## Chart: Information Gain and R² Value vs. Training Steps
### Overview
The image is a line graph showing the relationship between training steps and two metrics: Information gain and R² value. The x-axis represents training steps, while the left y-axis represents R² values and the right y-axis represents Information gain. The graph displays how these metrics change as the training progresses.
### Components/Axes
* **X-axis:** Training steps, ranging from 0 to 20000.
* **Left Y-axis:** R² values, ranging from 0.0 to 0.8, with a label in orange.
* **Right Y-axis:** Information gain, ranging from 0 to 6, with a label in blue.
* **Legend:** Located at the top-center of the chart.
* Blue line: Information gain
* Orange line: R² value
### Detailed Analysis
* **Information gain (Blue line):** The information gain starts at approximately 0 at 0 training steps. It increases rapidly until approximately 5000 training steps, reaching a value of approximately 3. It continues to increase at a slower rate, plateauing around 4.2 at approximately 10000 training steps. The shaded area around the blue line represents the uncertainty or variance in the information gain.
* At 0 training steps, Information gain ≈ 0
* At 5000 training steps, Information gain ≈ 3
* At 10000 training steps, Information gain ≈ 4.2
* At 20000 training steps, Information gain ≈ 4.2
* **R² value (Orange line):** The R² value starts at approximately 0 at 0 training steps.

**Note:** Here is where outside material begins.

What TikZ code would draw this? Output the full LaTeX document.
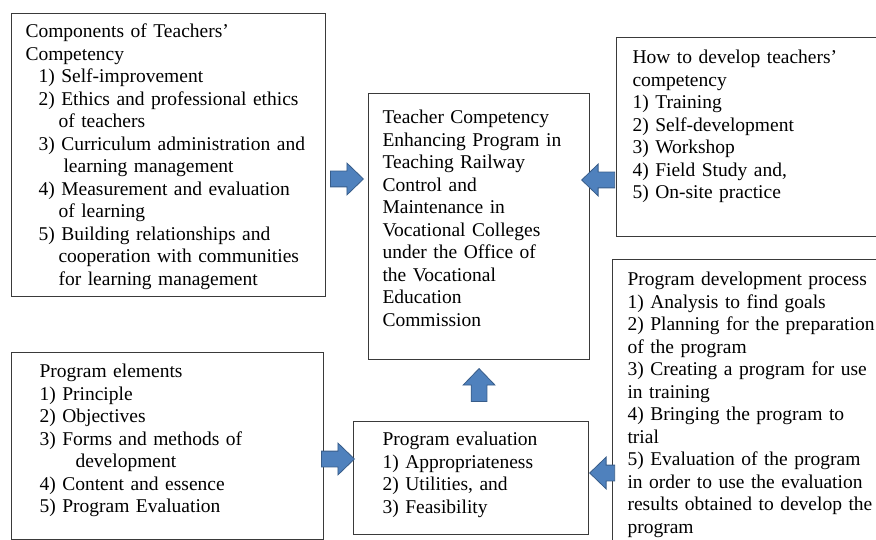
\documentclass[tikz,border=0pt]{standalone}
\usepackage{fontspec}
\setmainfont{Liberation Serif}
\usetikzlibrary{shapes.arrows,positioning,calc}
\definecolor{arrowfill}{HTML}{4F81BD}
\definecolor{arrowline}{HTML}{385D8A}
\definecolor{boxline}{HTML}{3A3A3A}
\newcommand{\boxfont}{\fontsize{19.5}{22.5}\selectfont}
\newcommand{\ind}[1]{\hspace*{#1pt}}
\tikzset{
  box/.style={
    draw=boxline,
    line width=1.1pt,
    anchor=north west,
    align=left,
    inner ysep=0pt,
    font=\boxfont
  },
  fatarrow/.style={
    single arrow,
    draw=arrowline,
    fill=arrowfill,
    line width=0.8pt,
    inner xsep=0pt,
    inner ysep=7.5pt,
    minimum height=33pt,
    minimum width=31pt,
    single arrow head extend=8pt,
    single arrow tip angle=88,
    anchor=tip
  }
}

\begin{document}
\begin{tikzpicture}[x=1pt, y=-1pt]
  \useasboundingbox (0,0) rectangle (876,540);
  \clip (0,0) rectangle (876,540);
  % the boxes
  \node[box, text width=286pt, inner xsep=14pt, text height=24pt, text depth=259pt] (comp) at (11,13)
    {Components of Teachers’\\
     Competency\\
     \ind{13}1) Self-improvement\\
     \ind{13}2) Ethics and professional ethics\\
     \ind{33}of teachers\\
     \ind{13}3) Curriculum administration and\\
     \ind{38}learning management\\
     \ind{13}4) Measurement and evaluation\\
     \ind{33}of learning\\
     \ind{13}5) Building relationships and\\
     \ind{33}cooperation with communities\\
     \ind{33}for learning management};
  \node[box, text width=193pt, inner xsep=14pt, text height=30pt, text depth=236pt] (goal) at (368,93)
    {Teacher Competency\\
     Enhancing Program in\\
     Teaching Railway\\
     Control and\\
     Maintenance in\\
     Vocational Colleges\\
     under the Office of\\
     the Vocational\\
     Education\\
     Commission};
  \node[box, text width=252pt, inner xsep=16pt, text height=26pt, text depth=173pt] (ways) at (616,37)
    {How to develop teachers’\\
     competency\\
     1) Training\\
     2) Self-development\\
     3) Workshop\\
     4) Field Study and,\\
     5) On-site practice};
  \node[box, text width=258pt, inner xsep=15pt, text height=26pt, text depth=275pt] (process) at (612,259)
    {Program development process\\
     1) Analysis to find goals\\
     2) Planning for the preparation\\
     of the program\\
     3) Creating a program for use\\
     in training\\
     4) Bringing the program to\\
     trial\\
     5) Evaluation of the program\\
     in order to use the evaluation\\
     results obtained to develop the\\
     program};
  \node[box, text width=256pt, inner xsep=28pt, text height=25pt, text depth=162pt] (elements) at (11,352)
    {Program elements\\
     1) Principle\\
     2) Objectives\\
     3) Forms and methods of\\
     \ind{36}development\\
     4) Content and essence\\
     5) Program Evaluation};
  \node[box, text width=177pt, inner xsep=29pt, text height=24pt, text depth=89pt] (evaluation) at (353,421)
    {Program evaluation\\
     1) Appropriateness\\
     2) Utilities, and\\
     3) Feasibility};
  % block arrows into the middle boxes
  \node[fatarrow] (compArrow) at ([xshift=-4]goal.west |- 0,179) {};
  \node[fatarrow, shape border rotate=180] (waysArrow) at ([xshift=-9]goal.east |- 0,180) {};
  \node[fatarrow, rotate=90] (evalArrow) at (goal.south |- 0,368) {};
  \node[fatarrow] (elemArrow) at ([xshift=2]evaluation.west |- 0,459) {};
  \node[fatarrow, shape border rotate=180, minimum height=25pt] (procArrow) at (evaluation.east |- 0,473) {};
\end{tikzpicture}
\end{document}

It increases rapidly until approximately 1000 training steps, reaching a peak value of approximately 0.3. After reaching its peak, it decreases rapidly, approaching 0 at approximately 5000 training steps. The shaded area around the orange line represents the uncertainty or variance in the R² value.
* At 0 training steps, R² value ≈ 0
* At 1000 training steps, R² value ≈ 0.3
* At 5000 training steps, R² value ≈ 0
* At 20000 training steps, R² value ≈ 0
### Key Observations
* The information gain increases rapidly in the early stages of training and then plateaus.
* The R² value peaks early in training and then decreases to near zero.
* The shaded areas around the lines indicate the variability in the data.
### Interpretation
The graph suggests that the model rapidly gains information in the initial training phase, as indicated by the sharp increase in information gain. However, the R² value, which represents the goodness of fit, peaks early and then declines, suggesting that the model might be overfitting to the training data. The plateau in information gain after 10000 training steps indicates that the model is no longer learning effectively, and further training may not be beneficial. The early peak in R² value followed by a decline suggests that the model initially fits the training data well but loses its generalization ability as training progresses.